Emre Kongar / 16 Ocak 2020 Perşembe
ekongar@cumhuriyet.com.tr
Tarikatlarla Milli Eğitim,
Diyanet’le ekonomi olur mu?
OLMAZ elbette.
İktidarınız, gücünüz varsa, tabii yaparsınız; hatta olduğunu da sanırsınız, ama bir süre sonra duvara tosladığınızı fark edersiniz:
Aynen bugün ülkemizde olduğu gibi, hem eğitim hem de ekonomi çıkmaz sokaklarda kaybolur gider, siz de iktidarınızı kaybedersiniz!
Türkiye 16 Nisan 2017’deki zorlama halk oylaması ile “Tek Kişi Yönetimi” demek olan “Cumhurbaşkanlığı Hükümet Sistemi” denilen rejime geçeli beri, Milli Eğitimin dinselleştirilmesi yaygınlık ve derinlik kazandı ve artık ekonomi de dini kurallara göre yönetilmek isteniyor.
İlk örneğini faizsiz finans kuruluşlarının denetim esaslarını belirleyen genelgede, ayet ve surelere gönderme yapılmasıyla resmileşen bu tavır, Diyanet’in “Faiz fetvasıyla” iyice belirginleşti:
Resmi Gazete’de yayımlanan etik kurallarda referans verilen sure ve ayetlerden bazıları şöyle: Nahl Suresi 90. ayet, Nisa Suresi 58. ayet, Ahzâb Suresi 72. ayet, Bakara Suresi 30. ayet.
Diyanet’in “Faiz Fetvası” da şöyle:
“İslam’da faiz, kesin olarak haram kılınmıştır. Bir zaruret bulunmadıkça faiz almak da vermek de caiz değildir. İş kurmak veya genişletmek; ev, araba satın almak üzere kişi, kuruluş veya bankalardan alınan faizli krediler de bu kapsamdadır ve caiz değildir. TOKİ aracılığıyla devreye alınan son uygulama ise devletin, alt veya orta gelirli vatandaşlarına yönelik olarak ürettiği bir sosyal konut projesidir. Bu projede, peşinat haricindeki tutar, kamu bankaları vasıtasıyla kredilendirilmekte olup devletin söz konusu borçlandırmadaki amacı, faiz geliri elde etmek değil, aksine ödeme güçlüğü içindeki vatandaşlarının ev sahibi olmalarına yardımcı olmaktır. Bu itibarla, devlet TOKİ’nin bu uygulamasında başka bir yolla konut alma imkânı tanımadığından, belirtilen niyet ve amaçlar doğrultusunda söz konusu projeden yararlanmak caizdir.”

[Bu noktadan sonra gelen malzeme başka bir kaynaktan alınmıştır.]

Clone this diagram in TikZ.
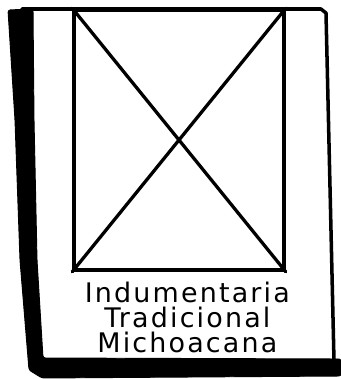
\documentclass[tikz,border=0pt]{standalone}
\usepackage{fontspec}
\newfontfamily\handfont[LetterSpace=8]{DejaVu Sans}
\usetikzlibrary{positioning}
\tikzset{
  pen/.style={line width=3pt,line cap=round,line join=round},
  shadowfill/.style={fill=black,draw=black,line width=0.8pt,line join=round,
    rounded corners=2pt},
  photobox/.style={pen,draw,minimum width=6.3cm,minimum height=7.8cm,
    inner sep=0pt},
  photocross/.style={line width=2.8pt,line cap=round},
  captiontxt/.style={align=center,inner sep=0pt,
    font=\handfont\fontsize{23}{21.5}\selectfont},
}

\begin{document}
\begin{tikzpicture}[x=0.03cm,y=-0.03cm]
  \useasboundingbox (0,0) rectangle (341,379);
  % card with its heavy shadow
  \fill[shadowfill] (8,10) -- (33,9) -- (34,120) -- (37,260) -- (43,358)
    -- (341,359) -- (341,376) -- (42,378) -- (29,370) -- (20,260)
    -- (15,120) -- cycle;
  \draw[pen] (22,9) -- (321,9) -- (326,13) -- (334,361);
  % image placeholder
  \node[photobox] (photo) at (179,140) {};
  \draw[photocross] (photo.north west) -- (photo.south east);
  \draw[photocross] (photo.south west) -- (photo.north east);
  \node[captiontxt,below=3mm of photo,xshift=2.5mm] (caption)
    {Indumentaria\\Tradicional\\Michoacana};
\end{tikzpicture}
\end{document}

Tam bu sırada Eğitim Sen Genel Başkanı Feray Aytekin Aydoğan, eğitimle ilgili şunları söyledi:
“Diyanet İşleri Başkanlığı, vakıf ve dernek adı altında dini yapılanmalar ile imzalanan protokol ve işbirlikleri ile eğitim ve bilim emekçilerinin mesleki hakları ve öğrencilerimizin eğitim hakkı kuşatma altında.Öğrencilerimizi kimlikleri, inançları, cinsiyetlerine göre ayrıştıran bu uygulamalar çocuk hakkı ve eğitim hakkı ihlalidir. Aynı zamanda Anayasaya, Çocuk Hakları Sözleşmesi’ne de aykırıdır. MEB’in bu faaliyetleri yargı kararlarına, tüm itiraz ve uyarılara rağmen ısrarla yaşama geçirmesi de Milli Eğitim Bakanlığı’nda dünden bugüne bir değişim olmadığının açık kanıtıdır.”
İktidar, uzun süredir çağdaşlıktan uzaklaştığı, “Demokratik, Laik ve Sosyal Hukuk Devleti” hedefini Anayasa’da kabul etmiş bir toplumda, kendi anladığı biçimdeki özel din/mezhep kurallarını günlük yaşama ve yaşamın tüm alanlarına “Devlet olarak” dayatmaya çalıştığı için, başarısız oldu ve taban kaybediyor.
Şimdi taban kaybını önlemek için aynı çabasını daha da yaygınlaştırıyor ve derinleştiriyor.
Yani başarısızlık nedenlerini daha da güçlendirerek uyguluyor ve bundan medet umuyor:
Sadece kendisi için değil, ülke için de umutsuz bir çaba ve talihsiz bir gidiş!
YAŞASIN DEMOKRATİK LAİK VE SOSYAL HUKUK DEVLETİ!